▶ **RECORDED DATA**

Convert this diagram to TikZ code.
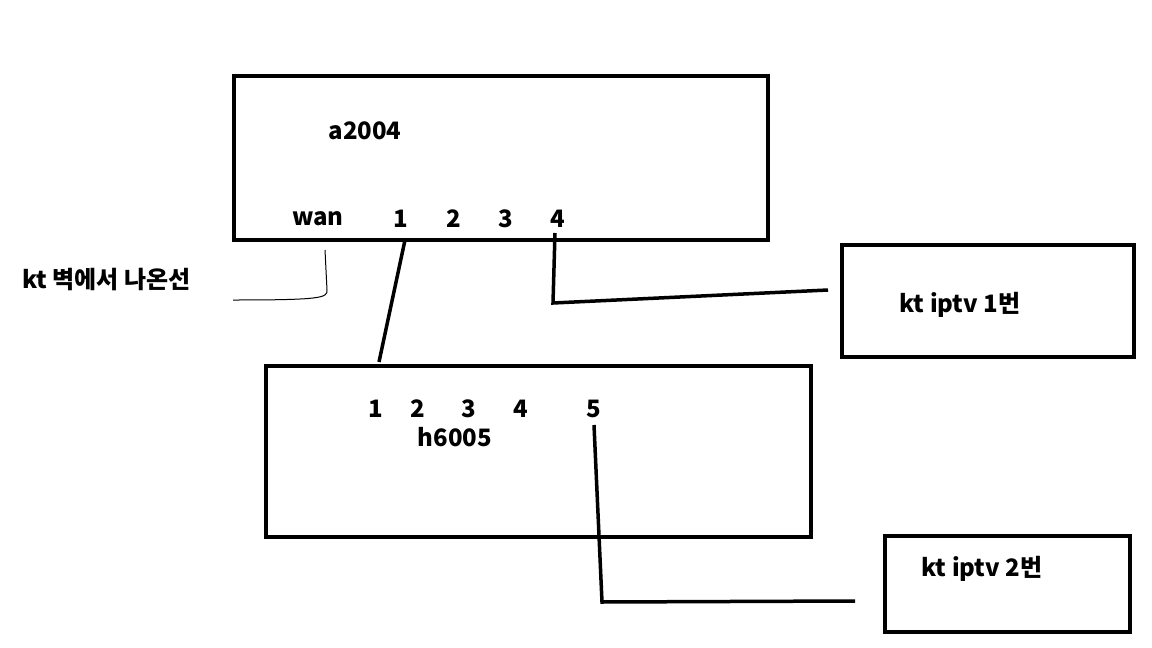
---
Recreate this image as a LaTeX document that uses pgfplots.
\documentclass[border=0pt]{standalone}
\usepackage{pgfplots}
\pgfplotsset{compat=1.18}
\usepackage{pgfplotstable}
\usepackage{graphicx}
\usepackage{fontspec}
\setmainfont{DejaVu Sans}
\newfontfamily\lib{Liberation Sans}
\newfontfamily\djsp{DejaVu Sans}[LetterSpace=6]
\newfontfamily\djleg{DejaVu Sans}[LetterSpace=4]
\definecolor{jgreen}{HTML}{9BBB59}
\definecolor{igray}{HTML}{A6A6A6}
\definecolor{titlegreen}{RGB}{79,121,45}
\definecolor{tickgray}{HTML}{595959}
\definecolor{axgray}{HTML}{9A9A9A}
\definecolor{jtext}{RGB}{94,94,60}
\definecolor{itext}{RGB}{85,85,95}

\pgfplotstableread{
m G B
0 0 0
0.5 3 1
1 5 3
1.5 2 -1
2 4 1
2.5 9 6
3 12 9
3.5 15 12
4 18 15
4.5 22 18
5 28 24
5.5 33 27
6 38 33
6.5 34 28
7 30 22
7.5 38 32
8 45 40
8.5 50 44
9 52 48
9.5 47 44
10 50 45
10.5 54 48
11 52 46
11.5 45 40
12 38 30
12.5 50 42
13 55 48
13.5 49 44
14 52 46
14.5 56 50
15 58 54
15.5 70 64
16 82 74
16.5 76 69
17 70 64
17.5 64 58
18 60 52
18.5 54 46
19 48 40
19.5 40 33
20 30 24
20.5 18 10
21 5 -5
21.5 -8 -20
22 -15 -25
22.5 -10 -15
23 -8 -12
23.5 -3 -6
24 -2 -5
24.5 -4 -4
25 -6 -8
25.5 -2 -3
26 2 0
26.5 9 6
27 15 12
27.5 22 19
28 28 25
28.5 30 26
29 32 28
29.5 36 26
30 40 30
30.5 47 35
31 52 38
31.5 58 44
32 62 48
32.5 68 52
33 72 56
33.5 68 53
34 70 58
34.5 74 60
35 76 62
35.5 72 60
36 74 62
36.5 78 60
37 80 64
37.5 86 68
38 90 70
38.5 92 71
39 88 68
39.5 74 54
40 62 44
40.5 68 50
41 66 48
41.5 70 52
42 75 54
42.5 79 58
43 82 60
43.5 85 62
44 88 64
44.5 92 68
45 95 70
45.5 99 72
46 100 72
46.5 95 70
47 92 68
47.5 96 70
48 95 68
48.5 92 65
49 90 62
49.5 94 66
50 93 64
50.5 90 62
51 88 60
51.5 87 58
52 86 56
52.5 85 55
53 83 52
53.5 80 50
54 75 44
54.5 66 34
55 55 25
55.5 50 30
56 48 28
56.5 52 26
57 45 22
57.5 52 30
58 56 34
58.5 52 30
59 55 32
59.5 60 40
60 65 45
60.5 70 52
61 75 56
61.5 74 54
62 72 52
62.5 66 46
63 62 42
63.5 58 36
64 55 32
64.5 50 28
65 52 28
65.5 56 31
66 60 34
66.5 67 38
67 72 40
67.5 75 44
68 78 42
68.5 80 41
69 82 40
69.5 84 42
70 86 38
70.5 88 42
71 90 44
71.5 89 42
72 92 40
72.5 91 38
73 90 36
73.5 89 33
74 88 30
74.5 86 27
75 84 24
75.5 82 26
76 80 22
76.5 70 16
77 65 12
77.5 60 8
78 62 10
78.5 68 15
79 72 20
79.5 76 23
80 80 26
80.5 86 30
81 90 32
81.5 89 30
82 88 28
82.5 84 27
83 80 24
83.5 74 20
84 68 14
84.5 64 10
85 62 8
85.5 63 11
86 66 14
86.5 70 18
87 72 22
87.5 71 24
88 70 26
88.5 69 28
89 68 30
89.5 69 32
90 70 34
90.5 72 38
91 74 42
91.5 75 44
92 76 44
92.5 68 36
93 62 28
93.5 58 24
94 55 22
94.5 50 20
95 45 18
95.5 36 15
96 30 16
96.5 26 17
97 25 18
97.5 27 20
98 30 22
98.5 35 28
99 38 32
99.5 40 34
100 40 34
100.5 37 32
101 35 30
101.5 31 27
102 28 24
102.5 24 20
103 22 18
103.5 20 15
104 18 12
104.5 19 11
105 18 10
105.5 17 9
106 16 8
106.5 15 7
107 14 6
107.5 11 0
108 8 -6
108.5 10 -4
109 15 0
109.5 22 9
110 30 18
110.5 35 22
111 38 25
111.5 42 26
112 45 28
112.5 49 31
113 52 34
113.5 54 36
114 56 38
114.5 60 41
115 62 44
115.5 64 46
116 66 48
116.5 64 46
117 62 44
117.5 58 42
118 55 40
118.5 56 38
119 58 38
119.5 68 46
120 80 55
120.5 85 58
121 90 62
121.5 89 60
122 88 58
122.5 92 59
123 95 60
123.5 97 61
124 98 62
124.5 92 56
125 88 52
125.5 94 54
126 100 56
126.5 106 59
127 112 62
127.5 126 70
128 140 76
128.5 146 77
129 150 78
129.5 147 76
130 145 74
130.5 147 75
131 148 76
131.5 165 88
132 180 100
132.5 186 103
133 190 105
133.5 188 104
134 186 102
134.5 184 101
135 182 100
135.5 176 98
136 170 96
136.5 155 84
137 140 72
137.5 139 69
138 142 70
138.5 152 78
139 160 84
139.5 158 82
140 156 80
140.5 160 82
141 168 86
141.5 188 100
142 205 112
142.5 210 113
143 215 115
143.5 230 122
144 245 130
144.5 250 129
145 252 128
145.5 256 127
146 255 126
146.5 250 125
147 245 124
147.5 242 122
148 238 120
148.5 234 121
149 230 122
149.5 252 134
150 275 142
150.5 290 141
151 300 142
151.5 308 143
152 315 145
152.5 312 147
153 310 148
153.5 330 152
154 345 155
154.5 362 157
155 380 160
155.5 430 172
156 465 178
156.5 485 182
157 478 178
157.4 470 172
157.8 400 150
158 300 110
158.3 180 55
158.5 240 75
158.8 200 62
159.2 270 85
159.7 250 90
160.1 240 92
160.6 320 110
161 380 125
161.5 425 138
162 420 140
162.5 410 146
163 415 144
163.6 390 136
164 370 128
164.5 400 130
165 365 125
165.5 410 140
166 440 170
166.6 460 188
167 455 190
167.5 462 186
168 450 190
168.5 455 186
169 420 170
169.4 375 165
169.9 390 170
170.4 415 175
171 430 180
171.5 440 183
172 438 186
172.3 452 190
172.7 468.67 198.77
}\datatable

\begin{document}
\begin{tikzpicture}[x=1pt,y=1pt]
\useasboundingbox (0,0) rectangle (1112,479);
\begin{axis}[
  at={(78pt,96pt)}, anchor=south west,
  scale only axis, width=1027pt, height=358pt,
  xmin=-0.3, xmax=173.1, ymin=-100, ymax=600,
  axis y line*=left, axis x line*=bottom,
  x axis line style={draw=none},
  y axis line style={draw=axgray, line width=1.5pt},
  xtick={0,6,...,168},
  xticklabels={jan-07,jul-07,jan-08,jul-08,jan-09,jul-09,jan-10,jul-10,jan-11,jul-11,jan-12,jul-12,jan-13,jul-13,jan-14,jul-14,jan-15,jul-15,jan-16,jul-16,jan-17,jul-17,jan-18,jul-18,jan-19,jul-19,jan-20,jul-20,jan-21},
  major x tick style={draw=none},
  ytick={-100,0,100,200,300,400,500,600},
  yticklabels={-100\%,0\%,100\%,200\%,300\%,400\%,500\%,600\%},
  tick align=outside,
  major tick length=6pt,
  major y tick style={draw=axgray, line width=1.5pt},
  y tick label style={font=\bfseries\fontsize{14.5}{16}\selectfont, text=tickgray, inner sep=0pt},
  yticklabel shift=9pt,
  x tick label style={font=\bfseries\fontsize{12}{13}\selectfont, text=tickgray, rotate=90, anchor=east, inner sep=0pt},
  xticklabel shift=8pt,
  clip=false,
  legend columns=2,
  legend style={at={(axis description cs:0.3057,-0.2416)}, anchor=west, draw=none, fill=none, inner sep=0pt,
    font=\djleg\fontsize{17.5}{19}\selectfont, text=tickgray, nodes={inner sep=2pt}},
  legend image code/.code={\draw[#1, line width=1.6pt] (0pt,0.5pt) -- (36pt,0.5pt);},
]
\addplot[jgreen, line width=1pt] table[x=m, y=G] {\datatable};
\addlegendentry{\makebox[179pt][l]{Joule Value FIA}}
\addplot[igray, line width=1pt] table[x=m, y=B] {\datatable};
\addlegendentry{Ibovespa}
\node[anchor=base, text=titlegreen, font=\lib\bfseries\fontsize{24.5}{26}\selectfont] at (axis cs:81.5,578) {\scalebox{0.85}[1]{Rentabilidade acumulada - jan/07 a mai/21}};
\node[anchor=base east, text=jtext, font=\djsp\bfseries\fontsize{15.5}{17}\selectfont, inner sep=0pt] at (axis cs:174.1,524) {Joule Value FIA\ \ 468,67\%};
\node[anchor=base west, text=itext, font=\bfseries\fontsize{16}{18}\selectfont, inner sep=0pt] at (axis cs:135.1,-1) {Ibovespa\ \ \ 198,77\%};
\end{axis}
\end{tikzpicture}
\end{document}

▶ **GOAL**
Identify and copy all lines with the word "this".

▶ **EXERCISE OUTPUT**
Convert this diagram to TikZ code.
Recreate this image as a LaTeX document that uses pgfplots.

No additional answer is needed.